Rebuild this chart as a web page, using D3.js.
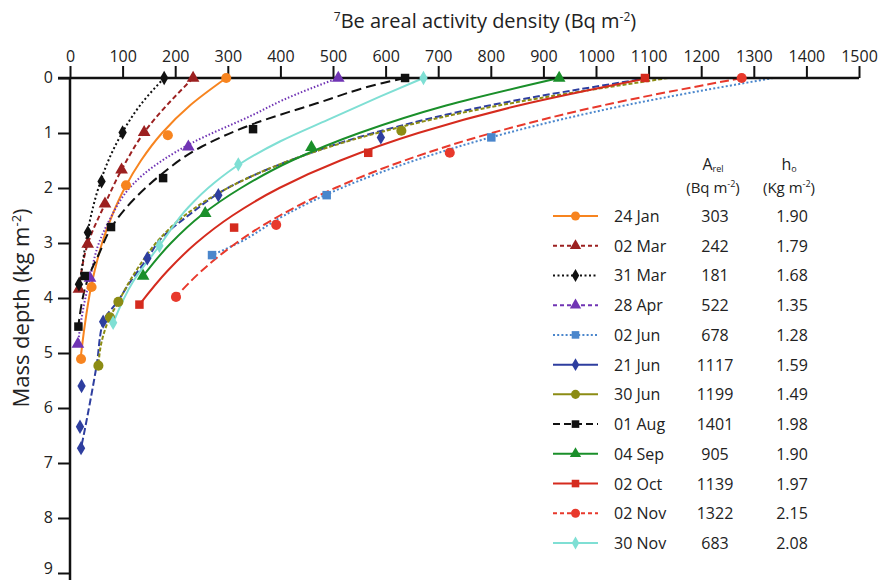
<!DOCTYPE html>
<html><head><meta charset="utf-8">
<script src="https://cdn.jsdelivr.net/npm/d3@7"></script>
<style>
html,body{margin:0;padding:0;background:#fff;}
svg text{font-family:"Open Sans",sans-serif;fill:#222;}
</style></head>
<body><svg id="c" width="881" height="580"></svg>
<script>
// ---------- data ----------
const labels = ["24 Jan","02 Mar","31 Mar","28 Apr","02 Jun","21 Jun","30 Jun","01 Aug","04 Sep","02 Oct","02 Nov","30 Nov"];
const aRel = ["303","242","181","522","678","1117","1199","1401","905","1139","1322","683"];
const hZero = ["1.90","1.79","1.68","1.35","1.28","1.59","1.49","1.98","1.90","1.97","2.15","2.08"];
const colors = ["#f7841f","#9c2020","#111111","#7034b4","#4a86cc","#2e3e9f","#8c8c14","#111111","#1a8f2a","#d52b1e","#e8392c","#7fdfd4"];
const markers = ["circle","triangle","diamond","triangle","square","diamond","circle","square","triangle","square","circle","diamond"];
const plotDash = ["none","5,3","2,2.5","1.5,2","2,2.2","7,3","4,2","10,5","none","none","9,4","none"];
const legendDash = ["none","4,3","2,2.5","4,3","2,2.2","none","none","7,4","none","none","4,3","none"];
const xTicks = [0,100,200,300,400,500,600,700,800,900,1000,1100,1200,1300,1400,1500];
const yTicks = [0,1,2,3,4,5,6,7,8,9];

// observed points [activity, mass depth]
const observed = [
  [[297,0],[186,1.04],[106.5,1.95],[41,3.8],[21,5.11]],
  [[234,0],[141,0.99],[98,1.67],[66.5,2.29],[33.6,3.02],[17,3.84]],
  [[179,0],[100,0.99],[60,1.88],[34,2.81],[17,3.75]],
  [[510,0],[225,1.25],[38,3.64],[15,4.84]],
  [[801,1.08],[488,2.13],[270,3.22]],
  [[591,1.08],[282,2.13],[147,3.28],[63,4.43],[22,5.6],[19,6.34],[21,6.73]],
  [[630,0.96],[92,4.07],[76,4.35],[54,5.23]],
  [[637,0],[348,0.93],[177,1.82],[78,2.71],[28,3.6],[16,4.52]],
  [[930,0],[459,1.26],[257,2.46],[139,3.6]],
  [[1093,0],[567,1.36],[312,2.72],[132,4.12]],
  [[1277,0],[722,1.36],[392,2.67],[201.5,3.98]],
  [[672,0],[320,1.57],[170,3.05],[82,4.45]]
];
// fitted profile curves [activity, mass depth]
const fitted = [
  [[297,0],[228,0.5],[175,1],[135,1.5],[104,2],[80,2.5],[61,3],[47,3.5],[40,3.8],[28,4.5],[20,5.11]],
  [[234,0],[141,0.99],[98,1.67],[66.5,2.29],[33.6,3.02],[17,3.84]],
  [[179,0],[133,0.5],[99,1],[73,1.5],[54,2],[40,2.5],[30,3],[22,3.5],[18,3.75]],
  [[510,0],[405,0.4],[350,0.66],[228,1.2],[140,1.75],[118,1.95],[74,2.6],[55,3.0],[38,3.64],[25,4.2],[15,4.84]],
  [[1337,0],[1054,0.5],[831,1],[655,1.5],[516,2],[407,2.5],[320,3],[270,3.22]],
  [[1100,0],[797,0.5],[577,1],[418,1.5],[300,2],[225,2.5],[175,2.9],[147,3.28],[115,3.7],[90,4.07],[63,4.43],[51,5.2],[38,5.9],[28,6.4],[21,6.73]],
  [[1137,0],[815,0.5],[584,1],[418,1.5],[300,2],[218,2.5],[168,2.95],[140,3.3],[110,3.75],[92,4.07],[76,4.35],[60,4.8],[54,5.23]],
  [[637,0],[595,0.09],[469,0.46],[350,0.83],[250,1.25],[170,1.78],[122,2.2],[79,2.71],[55,3.2],[38,3.55],[16,4.5]],
  [[930,0],[715,0.5],[550,1],[422,1.5],[325,2],[249,2.5],[192,3],[139,3.6]],
  [[1100,0],[853,0.5],[662,1],[514,1.5],[398,2],[309,2.5],[240,3],[186,3.5],[132,4.12]],
  [[1277,0],[1012,0.5],[802,1],[636,1.5],[504,2],[399,2.5],[316,3],[251,3.5],[201,3.98]],
  [[672,0],[589,0.34],[490,0.76],[400,1.15],[325,1.55],[275,1.9],[225,2.35],[170,3.05],[120,3.7],[82,4.45]]
];

// ---------- layout ----------
const svg = d3.select("#c");
const x = d3.scaleLinear().domain([0,1500]).range([70,859]);
const y = d3.scaleLinear().domain([0,9]).range([78,573]);

const symType = {circle:d3.symbolCircle, triangle:d3.symbolTriangle, diamond:d3.symbolDiamond, square:d3.symbolSquare};
const symSize = {circle:80, triangle:70, diamond:60, square:72};

// curves
const line = d3.line().x(d=>x(d[0])).y(d=>y(d[1])).curve(d3.curveMonotoneY);
const gLines = svg.append("g");
fitted.forEach((pts,i)=>{
  gLines.append("path").attr("d",line(pts)).attr("fill","none")
    .attr("stroke",colors[i]).attr("stroke-width",2)
    .attr("stroke-dasharray",plotDash[i]==="none"?null:plotDash[i]);
});

// axes
const axTop = svg.append("g").attr("transform","translate(0,"+y(0)+")")
  .call(d3.axisTop(x).tickValues(xTicks).tickFormat(d3.format("d")).tickSize(12).tickPadding(4).tickSizeOuter(0));
axTop.select(".domain").attr("stroke","#111").attr("stroke-width",2.5).attr("d","M58,0H"+x(1500));
axTop.selectAll(".tick line").attr("stroke","#111").attr("stroke-width",2);
axTop.selectAll(".tick text").attr("font-size",16).attr("font-family","Open Sans").attr("fill","#222");

const axLeft = svg.append("g").attr("transform","translate("+x(0)+",0)")
  .call(d3.axisLeft(y).tickValues(yTicks).tickFormat(d3.format("d")).tickSize(12).tickPadding(5).tickSizeOuter(0));
axLeft.select(".domain").attr("stroke","#111").attr("stroke-width",2.5).attr("d","M0,"+y(0)+"V580");
axLeft.selectAll(".tick line").attr("stroke","#111").attr("stroke-width",2);
axLeft.selectAll(".tick text").attr("font-size",16).attr("font-family","Open Sans").attr("fill","#222")
  .attr("dy",d=>d===9?"0.05em":"0.28em");

// markers
const gMarks = svg.append("g");
observed.forEach((pts,i)=>{
  const s = d3.symbol().type(symType[markers[i]]).size(symSize[markers[i]]);
  pts.forEach(p=>{
    gMarks.append("path").attr("d",s()).attr("fill",colors[i])
      .attr("transform","translate("+x(p[0])+","+y(p[1])+")");
  });
});

// titles
const t = svg.append("text").attr("x",485).attr("y",28).attr("text-anchor","middle").attr("font-size",20);
t.append("tspan").text("7").attr("font-size",12).attr("dy",-7);
t.append("tspan").text("Be areal activity density (Bq m").attr("dy",7);
t.append("tspan").text("-2").attr("font-size",12).attr("dy",-7);
t.append("tspan").text(")").attr("dy",7);

const yl = svg.append("text").attr("transform","translate(29,308) rotate(-90)").attr("text-anchor","middle").attr("font-size",22);
yl.append("tspan").text("Mass depth (kg m");
yl.append("tspan").text("-2").attr("font-size",13).attr("dy",-8);
yl.append("tspan").text(")").attr("dy",8);

// legend header
const h1 = svg.append("text").attr("x",713).attr("y",170).attr("text-anchor","middle").attr("font-size",16);
h1.append("tspan").text("A");
h1.append("tspan").text("rel").attr("font-size",9).attr("dy",2);
const h2 = svg.append("text").attr("x",713).attr("y",193).attr("text-anchor","middle").attr("font-size",15);
h2.append("tspan").text("(Bq m");
h2.append("tspan").text("-2").attr("font-size",9).attr("dy",-6);
h2.append("tspan").text(")").attr("dy",6);
const h3 = svg.append("text").attr("x",789).attr("y",170).attr("text-anchor","middle").attr("font-size",16);
h3.append("tspan").text("h");
h3.append("tspan").text("o").attr("font-size",9).attr("dy",2);
const h4 = svg.append("text").attr("x",789).attr("y",193).attr("text-anchor","middle").attr("font-size",15);
h4.append("tspan").text("(Kg m");
h4.append("tspan").text("-2").attr("font-size",9).attr("dy",-6);
h4.append("tspan").text(")").attr("dy",6);

// legend rows
const rowY = d3.scaleLinear().domain([0,11]).range([216,543]);
labels.forEach((lab,i)=>{
  const cy = rowY(i);
  svg.append("line").attr("x1",553).attr("x2",598).attr("y1",cy).attr("y2",cy)
    .attr("stroke",colors[i]).attr("stroke-width",2)
    .attr("stroke-dasharray",legendDash[i]==="none"?null:legendDash[i]);
  const s = d3.symbol().type(symType[markers[i]]).size(symSize[markers[i]]*0.8);
  svg.append("path").attr("d",s()).attr("fill",colors[i]).attr("transform","translate(575.5,"+cy+")");
  svg.append("text").attr("x",614).attr("y",cy+6).attr("font-size",16).text(lab);
  svg.append("text").attr("x",715).attr("y",cy+6).attr("text-anchor","middle").attr("font-size",16).text(aRel[i]);
  svg.append("text").attr("x",792).attr("y",cy+6).attr("text-anchor","middle").attr("font-size",16).text(hZero[i]);
});
</script></body></html>
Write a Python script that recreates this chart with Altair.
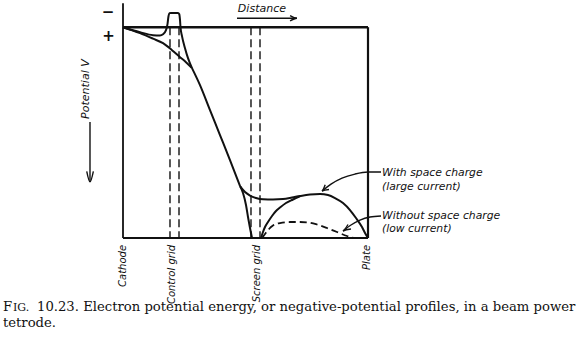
────────────────────
TO DO>
Start at the top of the entries and repeat each line exactly, ending at the line that contains "const yTicks = [0,1,2,3,4,5,6,7,8,9];". Pictures are not part of the copy.

WRITTEN SOLUTION>
Rebuild this chart as a web page, using D3.js.
<!DOCTYPE html>
<html><head><meta charset="utf-8">
<script src="https://cdn.jsdelivr.net/npm/d3@7"></script>
<style>
html,body{margin:0;padding:0;background:#fff;}
svg text{font-family:"Open Sans",sans-serif;fill:#222;}
</style></head>
<body><svg id="c" width="881" height="580"></svg>
<script>
// ---------- data ----------
const labels = ["24 Jan","02 Mar","31 Mar","28 Apr","02 Jun","21 Jun","30 Jun","01 Aug","04 Sep","02 Oct","02 Nov","30 Nov"];
const aRel = ["303","242","181","522","678","1117","1199","1401","905","1139","1322","683"];
const hZero = ["1.90","1.79","1.68","1.35","1.28","1.59","1.49","1.98","1.90","1.97","2.15","2.08"];
const colors = ["#f7841f","#9c2020","#111111","#7034b4","#4a86cc","#2e3e9f","#8c8c14","#111111","#1a8f2a","#d52b1e","#e8392c","#7fdfd4"];
const markers = ["circle","triangle","diamond","triangle","square","diamond","circle","square","triangle","square","circle","diamond"];
const plotDash = ["none","5,3","2,2.5","1.5,2","2,2.2","7,3","4,2","10,5","none","none","9,4","none"];
const legendDash = ["none","4,3","2,2.5","4,3","2,2.2","none","none","7,4","none","none","4,3","none"];
const xTicks = [0,100,200,300,400,500,600,700,800,900,1000,1100,1200,1300,1400,1500];
const yTicks = [0,1,2,3,4,5,6,7,8,9];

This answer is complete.